The first number to be sieved out is 4. But the next is 12, not 6 as it should be. Why is that? I checked it with the following code:

>>> sifter = (i*2 for i in count(2))
>>> next(sifter)
4
>>> sifter = (k for k, g in groupby(merge(sifter,(i*3 for i in count(3)))))
>>> print(list(islice(sifter,20)))
[6, 8, 9, 10, 12, 14, 15, 16, 18, 20, 21, 22, 24, 26, 27, 28, 30, 32, 33, 34]

So, as we may see, in test conditions sifter yields the correct results.

Where am I making a mistake?

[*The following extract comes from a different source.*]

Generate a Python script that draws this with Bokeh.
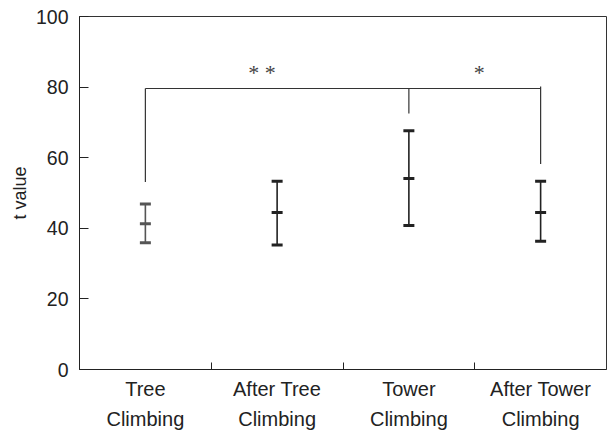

I think it must be something trivial that I just don't see.


Solution

  • I have to agree, this stuff can sometimes be very confusing (but a nice puzzle!).

    Turns out that your sifter iterator changes when the value of p changes (by the way, I'm using python 2.6.5 to test this, not python 3, so print syntax is a bit different):

    >> p = 2
    >> sifter = (i*p for i in count(p))
    >> for x in range(3):
    >>    print next(sifter)
    4
    6
    8
    >>> # now lets see what happens when we change p
    >>> p = 3
    >>> for x in range(3):
    >>>     print next(sifter)
    15
    18
    21
    

    So, the i*p part of the iterator is evaluated with the new of p as soon as p has been updated. An p is indeed updated in your mainloop, which is why you don't get the expected result.

    There is an easy way to solve this: create a function to generate the sifter iterator such that the iterator isn't bounded to p:

    def gensifter(x):
        return (i*x for i in count(x))
    

    and put this in your code (again, I converted it to python 2.6.5):

    def primes3():
        p = 2
        yield p
        sifter = gensifter(p) # <-- changed!
        s = next(sifter)
        for p in count(p+1):
            #print '(testing p = %d\ts = %d)' % (p, s)
            if p==s: # this p is sieved out
                print 's:', s
                s = next(sifter)
            else:
                yield p # this is prime
                print 'p:', p
                sifter = (k for k, g in groupby(merge(sifter,gensifter(p)))) # <-- changed!
    

    Let's see the result now:

    >>> print list(islice(primes3(), 10))
    p: 3
    s: 4
    p: 5
    s: 6
    p: 7
    s: 8
    s: 9
    s: 10
    p: 11
    s: 12
    p: 13
    s: 14
    s: 15
    s: 16
    p: 17
    s: 18
    p: 19
    s: 20
    s: 21
    s: 22
    p: 23
    s: 24
    s: 25
    s: 26
    s: 27
    s: 28
    [2, 3, 5, 7, 11, 13, 17, 19, 23, 29]
    

    Primenumbers galore!